Le futur chef du gouvernement italien, Mario Monti, a réclamé un peu de temps aux marchés pour former son équipe et mettre en oeuvre un programme, qui contiendra «des sacrifices», afin de récupérer la crédibilité perdue dans les derniers mois du gouvernement Berlusconi.

Après avoir reçu toute la journée des délégations politiques, il a annoncé devant la presse que les Italiens devront faire «peut-être des sacrifices», une fois qu'il aura prêté serment et lancera son programme de gouvernement.

D'autres consultations avec les partis politiques et avec les partenaires sociaux sont prévues mardi. Elles se termineront par la présentation par M. Monti d'une liste restreinte, sans doute d'une douzaine de ministres, au chef de l'État, Giorgio Napolitano.

M. Monti a commenté la nervosité des marchés boursiers et obligataires lundi, en leur demandant du temps. En «démocratie, il y a des délais précis» pour préparer un gouvernement et son programme, a-t-il souligné, se disant «certain que les marchés seront patients et comprendront».

Sa désignation par le président avait été initialement saluée par les marchés, mais l'inquiétude a repris le dessus notamment après une chute inattendue de la production industrielle en zone euro en septembre.

La bourse de Milan a terminé sur une chute de 1,99% et les taux italiens à 10 ans sont remontés à 6,7%, après avoir dépassé la semaine dernière les 7%, un niveau périlleux pour la troisième économie européenne, qui doit rembourser une dette colossale de 1.900 milliards d'euros (120% du PIB).

Le premier ministre désigné, surnommé parfois le «cardinal» pour sa prudence, devrait constituer une équipe comprenant surtout des technocrates, même s'il a souligné qu'il aimerait y inclure des «politiques». Le nouveau gouvernement doit durer jusqu'en 2013, date des prochaines législatives, a-t-il estimé.

Selon le président de la Chambre des députés, Gianfranco Fini, le nouveau gouvernement obtiendra la confiance du parlement d'ici vendredi.

M. Monti s'est engagé, une fois entré en fonction, à travailler dans l'urgence et dans le but que l'Italie «redevienne protagoniste» en Europe.

Un porte-parole du commissaire européen Olli Rehn a souligné que «même avec un nouveau gouvernement, notre diagnostic sur l'économie italienne ne change pas». L'UE, convaincue que Rome n'atteindra pas son objectif d'équilibre budgétaire en 2013 malgré les plans d'austérité adoptés ces derniers mois, a demandé notamment de nouvelles mesures de rigueur.

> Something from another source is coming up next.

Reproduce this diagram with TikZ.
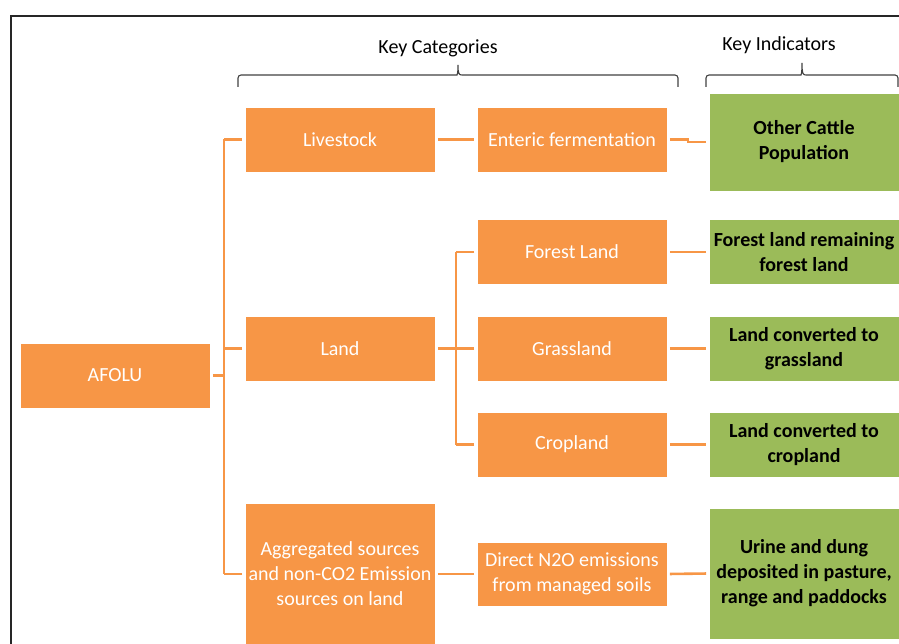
\documentclass[tikz,border=0pt]{standalone}
\usepackage{fontspec}
\setmainfont{Carlito}
\usetikzlibrary{calc}
\definecolor{boxorange}{HTML}{F79646}
\definecolor{boxgreen}{HTML}{9BBB59}
\definecolor{bracegray}{HTML}{404040}
% squared-off brace: left end, right end, tip height (y of the tip)
\newcommand\keybrace[3]{%
  \pgfmathsetmacro\bmid{(#1+#2)/2}%
  \draw[bracket] (#1,87) [rounded corners=3pt] -- (#1,75) -- (\bmid-4,75) [sharp corners]
    .. controls (\bmid-1,75) and (\bmid,74) .. (\bmid,#3)
    .. controls (\bmid,74) and (\bmid+1,75) .. (\bmid+4,75)
    [rounded corners=3pt] -- (#2,75) -- (#2,87);}
\begin{document}
\begin{tikzpicture}[x=1pt,y=-1pt,
  catbox/.style={fill=boxorange,draw=white,line width=0.6pt,minimum width=190pt,minimum height=65pt,
    align=center,text=white,inner sep=2pt,font=\fontsize{20}{25}\selectfont},
  indbox/.style={fill=boxgreen,draw=white,line width=0.6pt,minimum width=190pt,minimum height=65pt,
    align=center,text=black,inner sep=2pt,font=\fontsize{20}{25}\selectfont\bfseries},
  link/.style={draw=boxorange,line width=2.6pt},
  gap/.style={shorten <=2.5pt,shorten >=2.5pt},
  bracket/.style={draw=bracegray,line width=1.1pt},
  heading/.style={font=\fontsize{20}{24}\selectfont,text=black}]
\useasboundingbox (0,0) rectangle (899,644);
\clip (0,0) rectangle (899,644);
% outer frame
\draw[line width=2pt,draw=black!85] (10.5,660) -- (10.5,16.5) -- (920,16.5);

% column headings and their braces
\node[heading] (hcat) at (438,48) {Key Categories};
\node[heading] (hind) at (779,45) {Key Indicators};
\keybrace{238}{678}{65}
\keybrace{706}{898}{63}

% boxes
\node[catbox] (afolu) at (115,375.5) {AFOLU};
\node[catbox] (live) at (340,139.5) {Livestock};
\node[catbox] (land) at (340,348.5) {Land};
\node[catbox,minimum height=142pt] (agg) at (340,574) {Aggregated sources\\and non-CO2 Emission\\sources on land};
\node[catbox] (ent) at (572,139.5) {Enteric fermentation};
\node[catbox] (forest) at (572,252) {Forest Land};
\node[catbox] (grass) at (572,348.5) {Grassland};
\node[catbox] (crop) at (572,444.5) {Cropland};
\node[catbox,minimum height=64pt] (n2o) at (572,574) {Direct N2O emissions\\from managed soils};

\node[indbox,minimum height=98pt] (cattle) at (804,142) {Other Cattle\\Population};
\node[indbox] (iforest) at (804,252) {Forest land remaining\\forest land};
\node[indbox] (igrass) at (804,348.5) {Land converted to\\grassland};
\node[indbox] (icrop) at (804,444.5) {Land converted to\\cropland};
\node[indbox,minimum height=131pt] (urine) at (804,573.5) {Urine and dung\\deposited in pasture,\\range and paddocks};

% main trunk
\coordinate (trunk) at (224,0);
\coordinate (subtrunk) at (456,0);
\draw[link] (live.west -| trunk) -- (agg.west -| trunk);
\draw[link,shorten <=2.5pt] (afolu.east) -- (afolu.east -| trunk);
\draw[link,shorten <=2.5pt] (live.west) -- (live.west -| trunk);
\draw[link,shorten <=2.5pt] (land.west) -- (land.west -| trunk);
\draw[link,shorten <=2.5pt] (agg.west) -- (agg.west -| trunk);

% land sub-trunk
\draw[link] (forest.west -| subtrunk) -- (crop.west -| subtrunk);
\draw[link,shorten <=2.5pt] (land.east) -- (land.east -| subtrunk);
\draw[link,shorten <=2.5pt] (forest.west) -- (forest.west -| subtrunk);
\draw[link,shorten <=2.5pt] (grass.west) -- (grass.west -| subtrunk);
\draw[link,shorten <=2.5pt] (crop.west) -- (crop.west -| subtrunk);

% direct links
\draw[link,gap] (live.east) -- (ent.west);
\draw[link,gap] (agg.east) -- (n2o.west);
\draw[link,gap] (ent.east) -| ($(ent.east)!0.5!(cattle.west)$) |- (cattle.west);
\draw[link,gap] (forest.east) -- (iforest.west);
\draw[link,gap] (grass.east) -- (igrass.west);
\draw[link,gap] (crop.east) -- (icrop.west);
\draw[link,gap] (n2o.east) -- (urine.west);
\end{tikzpicture}
\end{document}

La «patronne des patrons» italiens Emma Marcegaglia, qui le verra mardi, a insisté aussi sur la nécessité de relancer l'économie, «car un pays qui n'a pas de croissance ne peut pas respecter les paramètres de déficit».

M. Monti, réputé pour sa compétence et son indépendance comme commissaire européen (1994-2004), représente un «changement d'époque» pour l'Italie après 17 ans de «berlusconisme», le «professeur» symbolisant «le défi du sérieux» et une «autre Italie», selon les éditorialistes.

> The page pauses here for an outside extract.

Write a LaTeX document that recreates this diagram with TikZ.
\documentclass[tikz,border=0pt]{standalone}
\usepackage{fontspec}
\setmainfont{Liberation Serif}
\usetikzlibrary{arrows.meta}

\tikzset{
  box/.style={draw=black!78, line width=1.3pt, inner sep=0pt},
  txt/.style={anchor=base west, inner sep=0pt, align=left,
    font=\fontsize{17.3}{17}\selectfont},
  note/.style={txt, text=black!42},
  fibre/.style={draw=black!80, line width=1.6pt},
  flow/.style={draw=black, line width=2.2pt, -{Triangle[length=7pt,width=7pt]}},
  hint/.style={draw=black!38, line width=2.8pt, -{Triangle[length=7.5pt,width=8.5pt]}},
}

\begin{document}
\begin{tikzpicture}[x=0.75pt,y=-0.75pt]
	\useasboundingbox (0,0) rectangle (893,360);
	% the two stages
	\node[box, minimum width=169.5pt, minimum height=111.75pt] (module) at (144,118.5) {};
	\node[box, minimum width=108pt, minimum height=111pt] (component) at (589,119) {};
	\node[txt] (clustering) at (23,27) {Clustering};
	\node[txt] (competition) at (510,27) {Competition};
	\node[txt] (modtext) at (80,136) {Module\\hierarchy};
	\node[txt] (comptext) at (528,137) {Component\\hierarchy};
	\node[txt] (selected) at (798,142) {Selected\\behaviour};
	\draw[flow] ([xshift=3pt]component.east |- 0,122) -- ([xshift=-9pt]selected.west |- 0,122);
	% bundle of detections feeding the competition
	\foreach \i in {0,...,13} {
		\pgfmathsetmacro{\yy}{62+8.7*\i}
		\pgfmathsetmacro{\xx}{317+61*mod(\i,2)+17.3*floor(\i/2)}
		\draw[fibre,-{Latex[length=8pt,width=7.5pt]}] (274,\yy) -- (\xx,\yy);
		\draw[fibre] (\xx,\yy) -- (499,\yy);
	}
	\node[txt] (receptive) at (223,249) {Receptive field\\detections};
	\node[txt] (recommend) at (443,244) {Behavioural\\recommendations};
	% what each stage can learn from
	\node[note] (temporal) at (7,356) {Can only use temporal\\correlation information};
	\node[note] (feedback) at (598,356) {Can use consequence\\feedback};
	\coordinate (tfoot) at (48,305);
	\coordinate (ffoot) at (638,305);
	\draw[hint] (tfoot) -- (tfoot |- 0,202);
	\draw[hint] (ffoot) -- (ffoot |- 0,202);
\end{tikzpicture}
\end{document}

La grande inconnue sera la longévité de son équipe. Le président Napolitano voudrait éviter des élections anticipées, car l'Italie doit placer d'ici avril 2012 pour 200 milliards d'euros d'obligations d'État.

Mais bravade ou volonté d'éviter une explosion de son parti, Silvio Berlusconi a averti que sa formation PDL, la plus grande à la Chambre des députés avec plus de 200 sièges, pouvait «retirer son soutien à n'importe quel moment» à M. Monti.

M. Berlusconi, chargé des affaires courantes jusqu'à la prestation de serment du futur gouvernement, pourrait utiliser sa capacité de nuisance si par exemple le gouvernement Monti entreprenait aussi de réviser la loi électorale.

Sur le plan économique, M. Monti devrait rapidement annoncer un nouveau tour de vis budgétaire, comme le demande l'UE.

Il pourrait notamment rétablir la taxe foncière sur la résidence principale abolie par M. Berlusconi et mettre en place un impôt sur la fortune, auquel le Cavaliere, troisième homme le plus riche d'Italie, s'est toujours opposé.

Un autre grand chantier devrait être aussi la réforme des retraites même si M. Monti devra affronter les réticences des syndicats, également défavorables à une trop grande libéralisation du marché du travail.